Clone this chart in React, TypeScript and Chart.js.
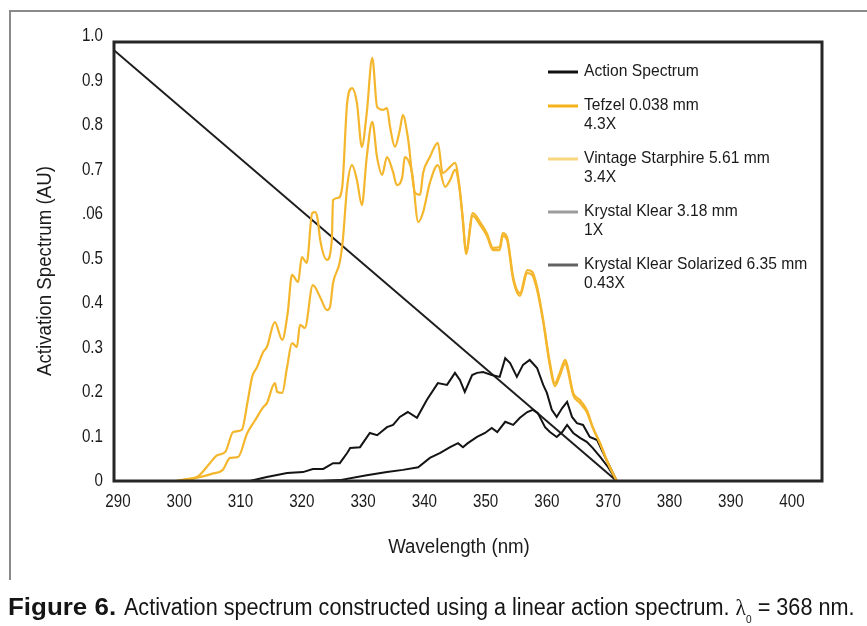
import React, { useEffect, useRef } from "react";
import { Chart, registerables } from "chart.js";

Chart.register(...registerables);

// ---- axis ticks ----
const xTickValues = [290, 300, 310, 320, 330, 340, 350, 360, 370, 380, 390, 400];
const xTickLabels = ["290", "300", "310", "320", "330", "340", "350", "360", "370", "380", "390", "400"];
const yTickValues = [0, 0.1, 0.2, 0.3, 0.4, 0.5, 0.6, 0.7, 0.8, 0.9, 1.0];
const yTickLabels = ["0", "0.1", "0.2", "0.3", "0.4", "0.5", ".06", "0.7", "0.8", "0.9", "1.0"];
const xRange = [289.35, 404.9];
const yRange = [0, 0.9865];

const xTitle = "Wavelength (nm)";
const yTitle = "Activation Spectrum (AU)";

// ---- series: [wavelength nm, activation AU] ----
const actionSpectrum: [number, number][] = [
  [289.35, 0.968],
  [371.4, 0],
];

const tefzel: [number, number][] = [
  [299.5, 0], [300.9, 0.004], [302.9, 0.009], [305.0, 0.04], [306.2, 0.058], [307.5, 0.065],
  [308.8, 0.11], [310.2, 0.115], [311.2, 0.182], [311.9, 0.234], [312.7, 0.256], [313.7, 0.29],
  [314.3, 0.301], [315.6, 0.357], [316.8, 0.317], [317.7, 0.378], [318.4, 0.463], [319.4, 0.447],
  [320.0, 0.503], [320.8, 0.49], [321.7, 0.602], [322.2, 0.604], [322.6, 0.587], [323.0, 0.542],
  [324.1, 0.497], [324.9, 0.542], [325.1, 0.631], [325.9, 0.636], [326.6, 0.661], [327.4, 0.849],
  [328.2, 0.883], [329.0, 0.849], [329.8, 0.751], [330.6, 0.827], [331.5, 0.951], [332.3, 0.84],
  [333.3, 0.834], [333.9, 0.838], [334.4, 0.796], [335.2, 0.751], [336.0, 0.789], [336.5, 0.822],
  [337.3, 0.773], [338.5, 0.647], [339.3, 0.643], [339.8, 0.692], [340.9, 0.728], [342.2, 0.76],
  [343.0, 0.692], [344.2, 0.706], [345.0, 0.715], [345.7, 0.665], [346.3, 0.587], [346.8, 0.515],
  [347.9, 0.602], [349.1, 0.582], [350.2, 0.557], [351.2, 0.524], [352.3, 0.526], [352.8, 0.557],
  [353.5, 0.548], [354.5, 0.458], [355.6, 0.422], [356.8, 0.474], [357.6, 0.47], [358.4, 0.436],
  [359.4, 0.362], [360.5, 0.265], [361.3, 0.22], [362.1, 0.243], [363.0, 0.272], [363.4, 0.256],
  [364.3, 0.198], [365.4, 0.182], [366.5, 0.16], [367.5, 0.121], [368.7, 0.085], [370.0, 0.04],
  [371.4, 0],
];

const vintageStarphire: [number, number][] = [
  [300.6, 0], [303.4, 0.009], [305.3, 0.016], [307.1, 0.025], [308.3, 0.052], [309.6, 0.054],
  [311.1, 0.108], [312.4, 0.137], [313.7, 0.166], [314.3, 0.175], [315.6, 0.22], [316.0, 0.2],
  [316.8, 0.198], [317.6, 0.256], [318.4, 0.31], [319.2, 0.301], [319.7, 0.351], [320.5, 0.344],
  [321.8, 0.44], [323.0, 0.413], [324.1, 0.384], [324.6, 0.391], [325.1, 0.445], [326.2, 0.492],
  [326.7, 0.542], [327.4, 0.661], [328.2, 0.71], [329.0, 0.676], [329.8, 0.62], [330.6, 0.728],
  [331.5, 0.807], [332.3, 0.726], [333.1, 0.688], [333.9, 0.728], [334.9, 0.694], [335.5, 0.665],
  [336.4, 0.683], [336.8, 0.728], [338.0, 0.692], [339.0, 0.582], [339.8, 0.604], [340.9, 0.67],
  [342.2, 0.71], [343.4, 0.661], [344.2, 0.676], [345.0, 0.699], [345.7, 0.661], [346.3, 0.582],
  [346.8, 0.51], [347.9, 0.596], [349.1, 0.575], [350.2, 0.551], [351.2, 0.519], [352.3, 0.519],
  [352.8, 0.551], [353.5, 0.542], [354.5, 0.452], [355.6, 0.416], [356.8, 0.467], [357.6, 0.463],
  [358.4, 0.429], [359.4, 0.357], [360.5, 0.258], [361.3, 0.213], [362.1, 0.236], [363.0, 0.265],
  [363.4, 0.249], [364.3, 0.193], [365.4, 0.175], [366.5, 0.155], [367.5, 0.119], [368.7, 0.083],
  [370.0, 0.038], [371.4, 0],
];

const krystalKlear: [number, number][] = [
  [311.5, 0], [314.3, 0.009], [317.6, 0.018], [320.2, 0.02], [321.8, 0.027], [323.5, 0.027],
  [325.1, 0.04], [326.2, 0.04], [327.4, 0.063], [327.9, 0.074], [329.5, 0.076], [331.1, 0.108],
  [332.3, 0.103], [333.9, 0.121], [334.9, 0.126], [336.0, 0.144], [337.3, 0.155], [338.8, 0.142],
  [340.4, 0.182], [342.2, 0.22], [343.7, 0.216], [345.0, 0.243], [345.8, 0.227], [346.6, 0.2],
  [347.8, 0.238], [348.6, 0.243], [349.6, 0.245], [351.0, 0.238], [352.3, 0.234], [353.2, 0.276],
  [354.0, 0.265], [355.1, 0.234], [356.1, 0.261], [357.2, 0.272], [358.4, 0.254], [359.4, 0.216],
  [360.0, 0.198], [360.8, 0.16], [361.6, 0.144], [362.5, 0.164], [363.3, 0.178], [364.1, 0.144],
  [364.9, 0.13], [365.9, 0.126], [367.0, 0.099], [368.2, 0.092], [369.5, 0.054], [371.4, 0],
];

const krystalKlearSolarized: [number, number][] = [
  [323.0, 0], [326.2, 0.002], [330.6, 0.013], [333.9, 0.02], [336.5, 0.025], [339.0, 0.031],
  [340.9, 0.052], [342.6, 0.063], [344.2, 0.076], [345.5, 0.085], [346.3, 0.076], [347.1, 0.085],
  [348.6, 0.099], [349.9, 0.108], [351.0, 0.119], [351.9, 0.11], [353.2, 0.133], [354.5, 0.126],
  [355.6, 0.142], [356.8, 0.155], [357.7, 0.16], [358.5, 0.153], [359.7, 0.121], [360.5, 0.11],
  [361.6, 0.099], [362.5, 0.11], [363.3, 0.126], [364.3, 0.108], [365.4, 0.097], [366.5, 0.088],
  [367.5, 0.074], [368.7, 0.054], [370.0, 0.031], [371.4, 0],
];

// ---- legend ----
const legendLabels: string[][] = [
  ["Action Spectrum"],
  ["Tefzel 0.038 mm", "4.3X"],
  ["Vintage Starphire 5.61 mm", "3.4X"],
  ["Krystal Klear 3.18 mm", "1X"],
  ["Krystal Klear Solarized 6.35 mm", "0.43X"],
];
const legendColors = ["#111111", "#f5b21a", "#f9d680", "#9c9c9c", "#626262"];

const SANS = '"Liberation Sans", Arial, Helvetica, sans-serif';
const YELLOW = "#f4b62c";
const BLACK = "#141414";
const TEXT = "#1a1a1a";

const toPts = (arr: [number, number][]) => arr.map(([x, y]) => ({ x, y }));

function squeezedText(ctx: any, text: string, x: number, y: number, sx: number, rot = 0) {
  ctx.save();
  ctx.translate(x, y);
  if (rot) ctx.rotate(rot);
  ctx.scale(sx, 1);
  ctx.fillText(text, 0, 0);
  ctx.restore();
}

const framePlugin = {
  id: "frame",
  afterDatasetsDraw(chart: any) {
    const { ctx, chartArea: a } = chart;
    ctx.save();
    ctx.strokeStyle = "#262626";
    ctx.lineWidth = 3;
    ctx.strokeRect(a.left, a.top, a.right - a.left, a.bottom - a.top);
    ctx.restore();
  },
};

const textPlugin = {
  id: "texts",
  afterDraw(chart: any) {
    const { ctx, chartArea: a, scales } = chart;
    ctx.save();
    ctx.fillStyle = TEXT;

    // tick labels
    ctx.font = `18.5px ${SANS}`;
    ctx.textBaseline = "middle";
    ctx.textAlign = "center";
    xTickValues.forEach((v, i) => {
      squeezedText(ctx, xTickLabels[i], scales.x.getPixelForValue(v), a.bottom + 21, 0.82);
    });
    ctx.textAlign = "right";
    yTickValues.forEach((v, i) => {
      squeezedText(ctx, yTickLabels[i], a.left - 11, scales.y.getPixelForValue(v), 0.82);
    });

    // legend
    const lx = a.left + 434;
    const rowY = [71, 105, 158, 211, 264];
    ctx.font = `17px ${SANS}`;
    ctx.textAlign = "left";
    ctx.textBaseline = "middle";
    legendLabels.forEach((lines, i) => {
      const y = a.top + (rowY[i] - 42);
      ctx.strokeStyle = legendColors[i];
      ctx.lineWidth = 3;
      ctx.beginPath();
      ctx.moveTo(lx, y + 1);
      ctx.lineTo(lx + 30, y + 1);
      ctx.stroke();
      lines.forEach((t, j) => squeezedText(ctx, t, lx + 36, y + j * 19, 0.92));
    });

    // axis titles
    ctx.font = `20px ${SANS}`;
    ctx.textAlign = "center";
    ctx.textBaseline = "alphabetic";
    squeezedText(ctx, xTitle, a.left + 345, a.bottom + 72, 0.935);
    squeezedText(ctx, yTitle, 51, a.top + 229, 0.935, -Math.PI / 2);
    ctx.restore();
  },
};

export default function App() {
  const ref = useRef<HTMLCanvasElement | null>(null);

  useEffect(() => {
    if (!ref.current) return;
    const line = (label: string, pts: [number, number][], color: string, smooth: boolean, width: number) => ({
      label,
      data: toPts(pts),
      borderColor: color,
      backgroundColor: color,
      borderWidth: width,
      pointRadius: 0,
      fill: false,
      tension: smooth ? 0.35 : 0,
      cubicInterpolationMode: smooth ? ("monotone" as const) : ("default" as const),
    });
    const chart = new Chart(ref.current, {
      type: "line",
      data: {
        datasets: [
          line("Vintage Starphire 5.61 mm", vintageStarphire, YELLOW, true, 2.2),
          line("Tefzel 0.038 mm", tefzel, YELLOW, true, 2.2),
          line("Krystal Klear 3.18 mm", krystalKlear, BLACK, false, 2),
          line("Krystal Klear Solarized 6.35 mm", krystalKlearSolarized, BLACK, false, 2),
          line("Action Spectrum", actionSpectrum, "#1e1e1e", false, 2),
        ],
      },
      options: {
        responsive: false,
        animation: false,
        events: [],
        layout: { padding: { left: 0, top: 42, right: 45, bottom: 105 } },
        plugins: { legend: { display: false }, tooltip: { enabled: false }, title: { display: false } },
        scales: {
          x: {
            type: "linear",
            min: xRange[0],
            max: xRange[1],
            grid: { display: false, drawTicks: false },
            border: { display: false },
            ticks: { display: false },
            afterBuildTicks: (s: any) => {
              s.ticks = xTickValues.map((v) => ({ value: v }));
            },
            afterFit: (s: any) => {
              s.height = 40;
            },
          },
          y: {
            type: "linear",
            min: yRange[0],
            max: yRange[1],
            grid: { display: false, drawTicks: false },
            border: { display: false },
            ticks: { display: false },
            afterBuildTicks: (s: any) => {
              s.ticks = yTickValues.map((v) => ({ value: v }));
            },
            afterFit: (s: any) => {
              s.width = 114;
            },
          },
        },
      },
      plugins: [framePlugin, textPlugin],
    });
    return () => chart.destroy();
  }, []);

  return (
    <div style={{ position: "absolute", left: 0, top: 0, width: 867, height: 626, overflow: "hidden", background: "#fff" }}>
      <div
        style={{
          position: "absolute",
          left: 9,
          top: 10,
          width: 870,
          height: 568,
          borderLeft: "2px solid #8a8a8a",
          borderTop: "2px solid #8a8a8a",
        }}
      />
      <canvas ref={ref} width={867} height={626} style={{ position: "absolute", left: 0, top: 0, display: "block" }} />
      <div
        style={{
          position: "absolute",
          left: 8,
          top: 596,
          whiteSpace: "nowrap",
          fontFamily: SANS,
          fontSize: 23.5,
          lineHeight: 1,
          color: "#151515",
          transform: "scaleX(0.92)",
          transformOrigin: "left top",
        }}
      >
        <span style={{ display: "inline-block", width: 126 }}>
          <span style={{ display: "inline-block", fontWeight: 700, transform: "scaleX(1.2)", transformOrigin: "left center" }}>
            Figure 6.
          </span>
        </span>
        {"Activation spectrum constructed using a linear action spectrum. "}
        <span style={{ fontFamily: '"Liberation Serif", "DejaVu Serif", serif' }}>λ</span>
        <sub style={{ fontSize: 11, lineHeight: 0, verticalAlign: "-8px" }}>0</sub>
        {" = 368 nm."}
      </div>
    </div>
  );
}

====

- **Given exercise**: Every line from the start of the listing above through the line with "Chart.register(...registerables);" should be repeated exactly; skip the pictures and add nothing else.

- **Solution to this task**:
Clone this chart in React, TypeScript and Chart.js.
import React, { useEffect, useRef } from "react";
import { Chart, registerables } from "chart.js";

Chart.register(...registerables);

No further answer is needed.